In Slovakia (population: 5.4 million) the number of ethnic Hungarians has fallen by 109 000 since 1990 while the population of the country increased by 123 000. In 2011 the size of the ethnic Hungarians community didn’t reach half a million – which is seen as a psychological frontier. In 1921, 651 000 persons considered themselves of Hungarian nationality there. (At that time their ratio was 21.7 percent.) In 2011 the number was just 458 000 or 8.5 percent.
Experts say assimilation is the main cause of the shrinkage in Slovakia. Four-fifths of children born in Hungarian–Slovak mixed marriages later tell they belonged to the majority nation – sociologist László Gyurgyík says.
In the past ten years in Voivodina the number of ethnic Hungarians decreased by 39 000, in Sub-Carpathia by 11 000, in Croatia and Slovenia by 1500 each, but in Burgenland there was an increase of 3500.
The number of ethnic Hungarians decreased on average by about 13 percent or by 314 000 in ten years in the seven countries around Hungary. That is dwarfed by a decrease of 1.1 million in the size of the population of the mother country between 2001 and 2011.
At the most latest census, of the 9.9 million residents of Hungary, only 8.3 million said that they belong to the majority nation. (Some observers consider that as an expression of political protest.) About half a million respondents indicated that they belong to other nationalities.

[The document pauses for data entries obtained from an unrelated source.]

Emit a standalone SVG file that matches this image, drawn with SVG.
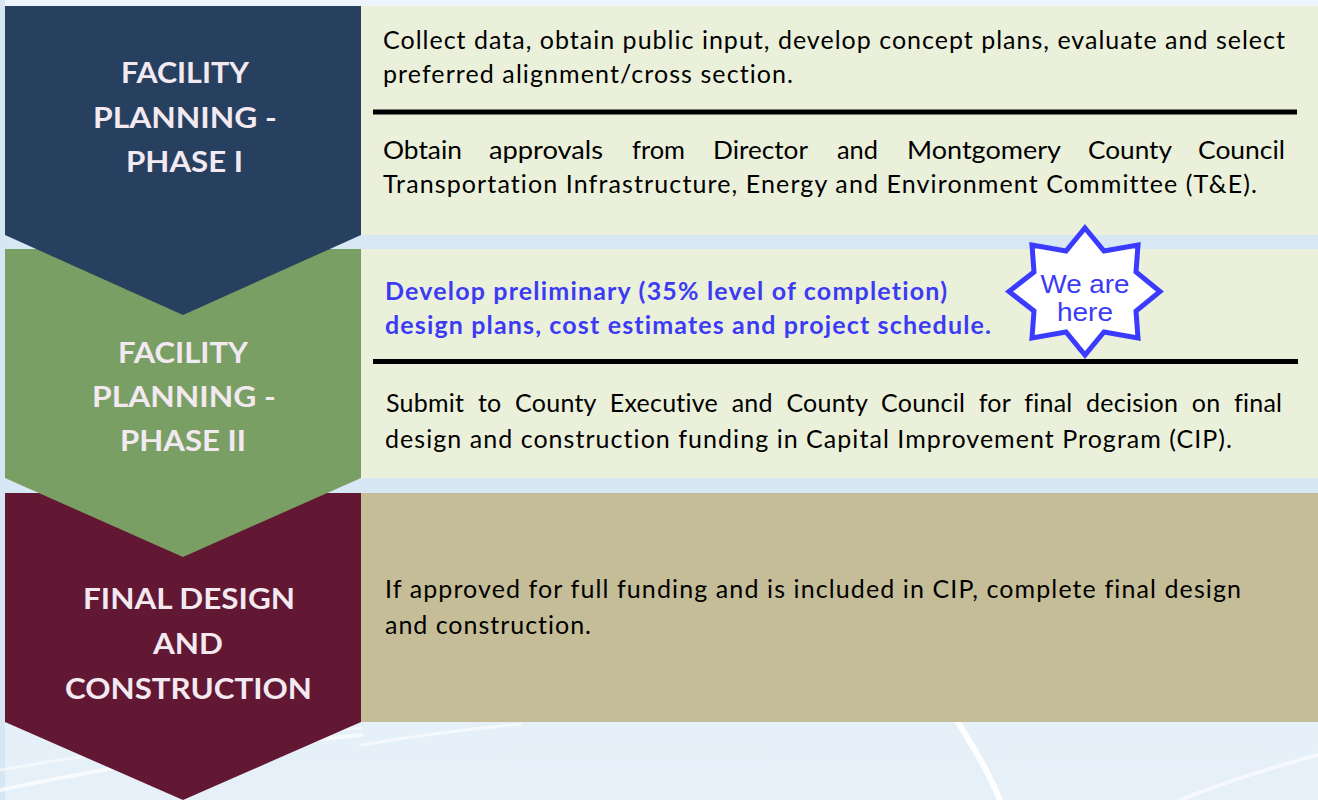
<svg xmlns="http://www.w3.org/2000/svg" width="1318" height="800" viewBox="0 0 1318 800">
  <defs>
    <linearGradient id="bg" x1="0" y1="0" x2="0" y2="1">
      <stop offset="0" stop-color="#EEF4FB"/>
      <stop offset="0.5" stop-color="#E2EDF7"/>
      <stop offset="1" stop-color="#E6F0F9"/>
    </linearGradient>
    <style>
      text { font-variant-ligatures: none; }
      .title { font-family: Lato, "Liberation Sans", sans-serif; font-weight: 700; font-size: 29px; fill: #F3E9F1; text-anchor: middle; }
      .body { font-family: Lato, "Liberation Sans", sans-serif; font-size: 25px; fill: #000000; }
      .blue { font-family: Lato, "Liberation Sans", sans-serif; font-weight: 700; font-size: 25px; fill: #3B3BF5; }
      .star { font-family: "Liberation Sans", Arial, sans-serif; font-size: 26px; fill: #3B3BF5; text-anchor: middle; }
      .rule { stroke: #000000; stroke-width: 5; }
      .panel-light { fill: #EBF0DA; }
      .panel-tan { fill: #C4BD97; }
      .curve { fill: none; stroke: #FFFFFF; stroke-linecap: round; }
    </style>
  </defs>

  <!-- background -->
  <g id="background">
    <rect x="0" y="0" width="1318" height="800" fill="url(#bg)"/>
    <rect x="0" y="235" width="1318" height="14" fill="#D3E5F3" opacity="0.8"/>
    <rect x="0" y="478" width="1318" height="15" fill="#D3E5F3" opacity="0.8"/>
    <rect x="0" y="0" width="5" height="800" fill="#D6E6F3"/>
    <path class="curve" d="M958 722 C 975 750, 990 775, 1000 800" stroke-width="6" opacity="0.9"/>
    <path class="curve" d="M0 790 C 120 765, 250 745, 361 735" stroke-width="4" opacity="0.7"/>
    <path class="curve" d="M0 770 C 100 752, 220 738, 361 728" stroke-width="3" opacity="0.5"/>
    <path class="curve" d="M1180 800 C 1230 780, 1280 765, 1318 755" stroke-width="4" opacity="0.6"/>
    <path class="curve" d="M361 745 C 420 735, 480 728, 520 724" stroke-width="3" opacity="0.6"/>
  </g>

  <!-- right-hand panels -->
  <g id="panel-phase1">
    <rect class="panel-light" x="361" y="6" width="957" height="229"/>
    <text class="body" x="383" y="49" textLength="902" lengthAdjust="spacing">Collect data, obtain public input, develop concept plans, evaluate and select</text>
    <text class="body" x="383" y="83" textLength="410" lengthAdjust="spacing">preferred alignment/cross section.</text>
    <line class="rule" x1="373" y1="112" x2="1297" y2="112"/>
    <g class="justified">
      <text class="body" x="383" y="159" textLength="79" lengthAdjust="spacingAndGlyphs">Obtain</text>
      <text class="body" x="489" y="159" textLength="114" lengthAdjust="spacingAndGlyphs">approvals</text>
      <text class="body" x="632" y="159" textLength="53" lengthAdjust="spacingAndGlyphs">from</text>
      <text class="body" x="713" y="159" textLength="95" lengthAdjust="spacingAndGlyphs">Director</text>
      <text class="body" x="837" y="159" textLength="41" lengthAdjust="spacingAndGlyphs">and</text>
      <text class="body" x="907" y="159" textLength="154" lengthAdjust="spacingAndGlyphs">Montgomery</text>
      <text class="body" x="1088" y="159" textLength="84" lengthAdjust="spacingAndGlyphs">County</text>
      <text class="body" x="1198" y="159" textLength="87" lengthAdjust="spacingAndGlyphs">Council</text>
    </g>
    <text class="body" x="383" y="193" textLength="874" lengthAdjust="spacing">Transportation Infrastructure, Energy and Environment Committee (T&amp;E).</text>
  </g>

  <g id="panel-phase2">
    <rect class="panel-light" x="361" y="249" width="957" height="229"/>
    <text class="blue" x="385" y="300" textLength="562" lengthAdjust="spacing">Develop preliminary (35% level of completion)</text>
    <text class="blue" x="385" y="334" textLength="606" lengthAdjust="spacing">design plans, cost estimates and project schedule.</text>
    <line class="rule" x1="373" y1="361.5" x2="1298" y2="361.5"/>
    <text class="body" x="386" y="412" style="word-spacing: 7px" textLength="896" lengthAdjust="spacing">Submit to County Executive and County Council for final decision on final</text>
    <text class="body" x="385" y="448" textLength="847" lengthAdjust="spacing">design and construction funding in Capital Improvement Program (CIP).</text>
  </g>

  <g id="we-are-here">
    <polygon points="1085,228 1104,251 1138,245 1136,272 1160,291.5 1136,311 1138,338 1104,332 1085,355 1066,332 1032,338 1034,311 1009,291.5 1034,272 1032,245 1066,251" fill="#FFFFFF" stroke="#3B3BFF" stroke-width="5" stroke-linejoin="miter"/>
    <text class="star" x="1085" y="293" textLength="89" lengthAdjust="spacingAndGlyphs">We are</text>
    <text class="star" x="1085" y="321" textLength="56" lengthAdjust="spacingAndGlyphs">here</text>
  </g>

  <g id="panel-final">
    <rect class="panel-tan" x="361" y="493" width="957" height="229"/>
    <text class="body" x="385" y="598" textLength="856" lengthAdjust="spacing">If approved for full funding and is included in CIP, complete final design</text>
    <text class="body" x="385" y="634" textLength="206" lengthAdjust="spacing">and construction.</text>
  </g>

  <!-- chevrons (drawn bottom-up so upper points overlap) -->
  <g id="chevron-final">
    <polygon points="5,493 361,493 361,722 183,800 5,722" fill="#621832"/>
    <text class="title" x="189" y="609" textLength="212" lengthAdjust="spacingAndGlyphs">FINAL DESIGN</text>
    <text class="title" x="188" y="654" textLength="70" lengthAdjust="spacingAndGlyphs">AND</text>
    <text class="title" x="188.5" y="699" textLength="247" lengthAdjust="spacingAndGlyphs">CONSTRUCTION</text>
  </g>

  <g id="chevron-phase2">
    <polygon points="5,249 361,249 361,478 183,557 5,478" fill="#7A9F64"/>
    <text class="title" x="183" y="363" textLength="130" lengthAdjust="spacingAndGlyphs">FACILITY</text>
    <text class="title" x="184" y="407" textLength="184" lengthAdjust="spacingAndGlyphs">PLANNING -</text>
    <text class="title" x="183" y="451" textLength="126" lengthAdjust="spacingAndGlyphs">PHASE II</text>
  </g>

  <g id="chevron-phase1">
    <polygon points="5,6 361,6 361,235 183,315 5,235" fill="#27405F"/>
    <text class="title" x="185" y="83" textLength="128" lengthAdjust="spacingAndGlyphs">FACILITY</text>
    <text class="title" x="185" y="128" textLength="184" lengthAdjust="spacingAndGlyphs">PLANNING -</text>
    <text class="title" x="184.5" y="172" textLength="117" lengthAdjust="spacingAndGlyphs">PHASE I</text>
  </g>

  <g id="connectors"></g>
</svg>
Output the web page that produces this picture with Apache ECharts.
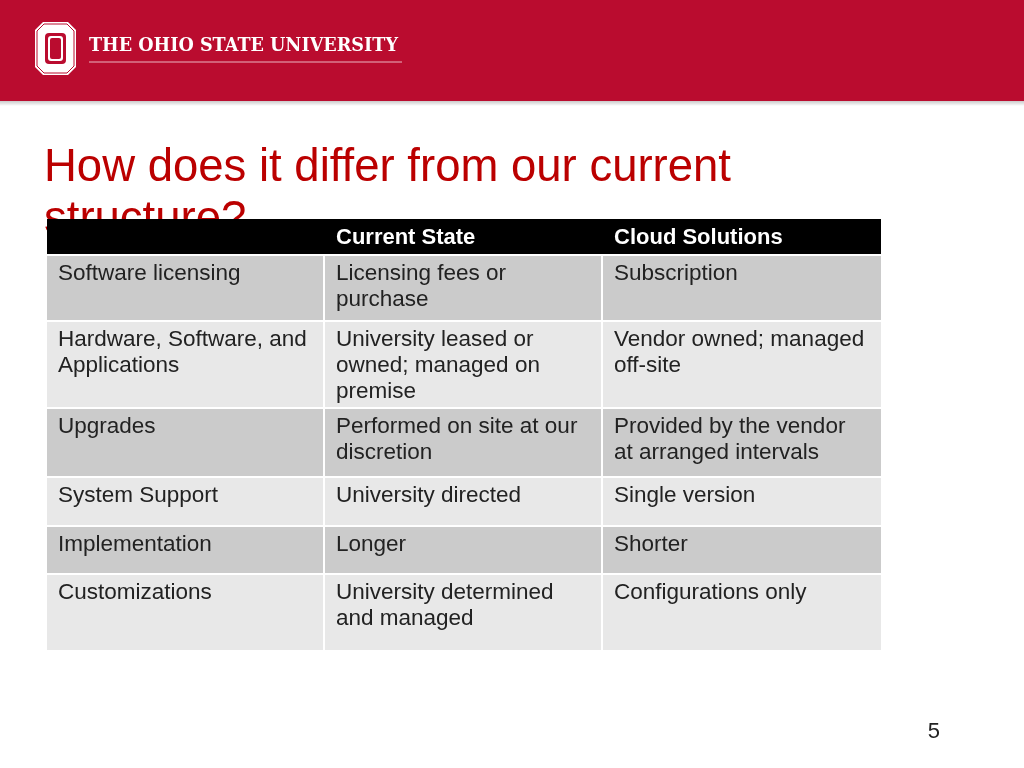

Hungarian demographers are still trying to find out the nationality of the 1.1 million persons, most of them living in Hungary, whose mother tongue tends to be Hungarian and who tend to communicate with family and friends in Hungarian.
When demographers divided among the nationalities in the Carpathian Basin the number of those respondents who remained silent about their nationality affiliation in proportion to those disclosing their nationality, they arrived at the conclusion that the size of the Hungarian-speaking population in the Carpathian Basin is about 12 million.